Jim Quist Mar 15, 2024 5:00:20 PM
Non-permanent resident mortgage

A non-permanent resident of the U.S. can get approved for a mortgage to buy a home. However, the process may have additional requirements compared to U.S. citizens.

In this article, I'll tell you which documents lenders require to approve conventional and FHA mortgages for non-permanent residents.


Do all mortgage lenders offer home loans to non-permanent residents?

Most lenders do not offer mortgages to non-permanent residents due to perceived risks. Still, some do, with limited options and stricter requirements.

Before searching for a home to buy, find an experienced lender to guide you on the documents needed to verify your legal residency status, income, and other relevant information.

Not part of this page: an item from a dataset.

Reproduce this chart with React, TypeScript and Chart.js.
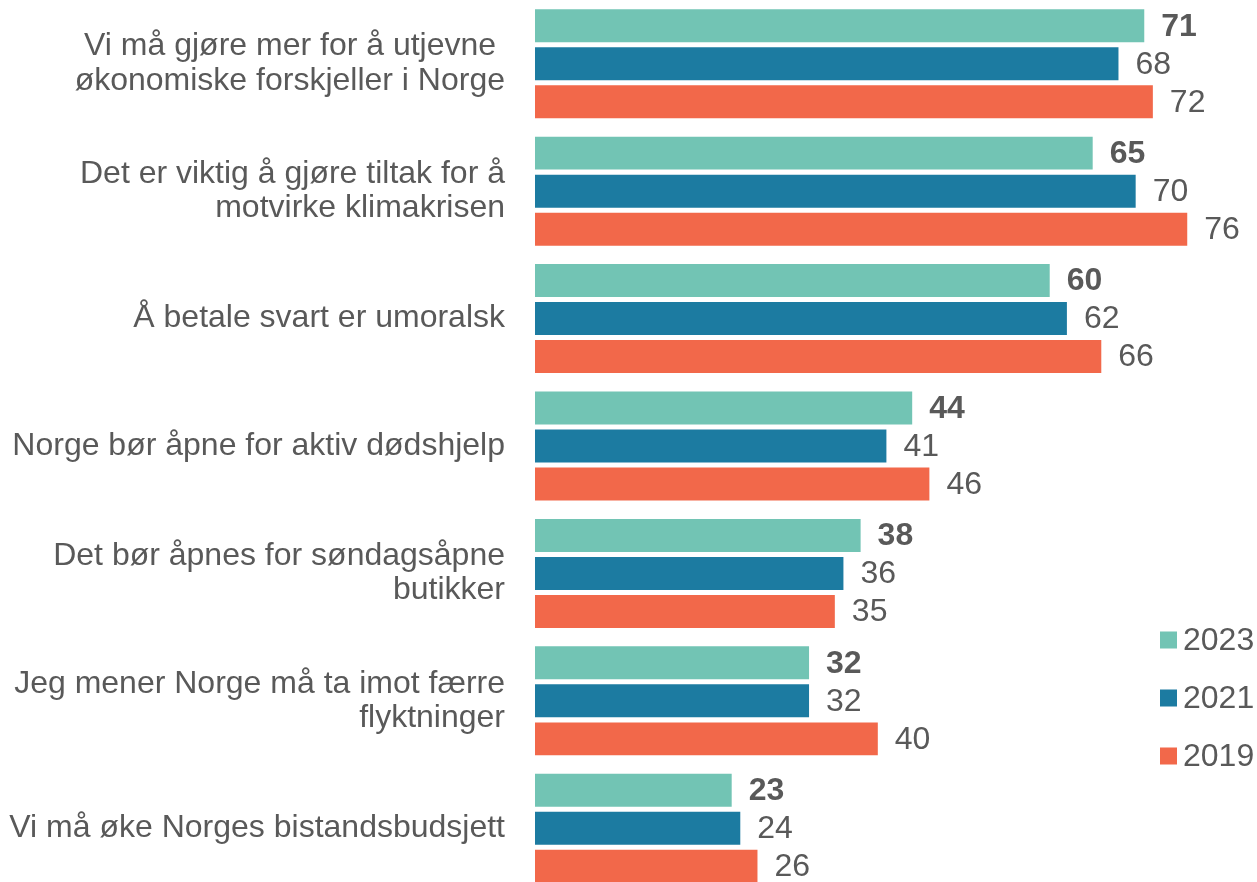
import React, { useEffect, useRef } from "react";
import { Chart, registerables } from "chart.js";

Chart.register(...registerables);

const categories: string[][] = [
  ["Vi må gjøre mer for å utjevne ", "økonomiske forskjeller i Norge"],
  ["Det er viktig å gjøre tiltak for å", "motvirke klimakrisen"],
  ["Å betale svart er umoralsk"],
  ["Norge bør åpne for aktiv dødshjelp"],
  ["Det bør åpnes for søndagsåpne", "butikker"],
  ["Jeg mener Norge må ta imot færre", "flyktninger"],
  ["Vi må øke Norges bistandsbudsjett"],
];

const seriesNames = ["2023", "2021", "2019"];
const values2023 = [71, 65, 60, 44, 38, 32, 23];
const values2021 = [68, 70, 62, 41, 36, 32, 24];
const values2019 = [72, 76, 66, 46, 35, 40, 26];
const colors = ["#72C4B4", "#1C7BA1", "#F2684A"];

const FONT = "'Liberation Sans', Arial, sans-serif";
const TEXT = "#595959";

const dataLabelPlugin = {
  id: "dataLabels",
  afterDatasetsDraw(chart: any) {
    const ctx = chart.ctx;
    ctx.save();
    chart.data.datasets.forEach((ds: any, di: number) => {
      const meta = chart.getDatasetMeta(di);
      meta.data.forEach((el: any, i: number) => {
        ctx.font = `${di === 0 ? "bold " : ""}32px ${FONT}`;
        ctx.fillStyle = TEXT;
        ctx.textAlign = "left";
        ctx.textBaseline = "middle";
        ctx.fillText(String(ds.data[i]), el.x + 16, el.y + 1);
      });
    });
    ctx.restore();
  },
};

const legendPlugin = {
  id: "customLegend",
  afterDraw(chart: any) {
    const ctx = chart.ctx;
    const area = chart.chartArea;
    ctx.save();
    const x0 = area.right - 97;
    const yStart = area.top + 640;
    const step = 58;
    chart.data.datasets.forEach((ds: any, di: number) => {
      const cy = yStart + di * step;
      ctx.fillStyle = ds.backgroundColor;
      ctx.fillRect(x0, cy - 8.5, 17, 17);
      ctx.font = `32px ${FONT}`;
      ctx.fillStyle = TEXT;
      ctx.textAlign = "left";
      ctx.textBaseline = "middle";
      ctx.fillText(ds.label, x0 + 23, cy + 1);
    });
    ctx.restore();
  },
};

export default function App() {
  const ref = useRef<HTMLCanvasElement | null>(null);
  useEffect(() => {
    if (!ref.current) return;
    const chart = new Chart(ref.current, {
      type: "bar",
      data: {
        labels: categories,
        datasets: [values2023, values2021, values2019].map((v, i) => ({
          label: seriesNames[i],
          data: v,
          backgroundColor: colors[i],
          borderColor: "rgba(255,255,255,0.5)",
          borderWidth: 1,
          categoryPercentage: 0.895,
          barPercentage: 0.92,
        })),
      },
      options: {
        indexAxis: "y",
        animation: false,
        responsive: true,
        maintainAspectRatio: false,
        layout: { padding: 0 },
        plugins: {
          legend: { display: false },
          tooltip: { enabled: false },
        },
        scales: {
          x: { display: false, min: 0, max: 84 },
          y: {
            afterFit(scale: any) {
              scale.width = 535;
              scale.paddingTop = 0;
              scale.paddingBottom = 0;
            },
            grid: { display: false, drawTicks: false },
            border: { display: false },
            ticks: {
              padding: 30,
              color: TEXT,
              font: { family: FONT, size: 32, lineHeight: 1.07 },
            },
          },
        },
      },
      plugins: [dataLabelPlugin, legendPlugin],
    });
    return () => chart.destroy();
  }, []);

  return (
    <div
      style={{
        position: "fixed",
        top: 0,
        left: 0,
        width: 1257,
        height: 882,
        overflow: "hidden",
        background: "#fff",
      }}
    >
      <div style={{ position: "relative", width: 1257, height: 892 }}>
        <canvas ref={ref} />
      </div>
    </div>
  );
}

NewCastle Home Loans offers conventional and FHA mortgages to non-permanent residents under the same terms available to U.S. citizens as long as you:

  1. Prove that you are legally present in the U.S.
  2. Qualify for the home loan by meeting the standard credit, employment, income, and cash-to-close loan requirements.
To prove that you are legally present in the U.S., you must have:
  • a Social Security Number 
  • a valid employment authorization document or work visa

The following table lists the acceptable non-permanent resident visas.  

Acceptable visas for non-permanent residents

Visa class



An individual seeking asylum in the U.S.

Pending asylum status refers to a person who applied and is waiting for the USCIS to grant asylum.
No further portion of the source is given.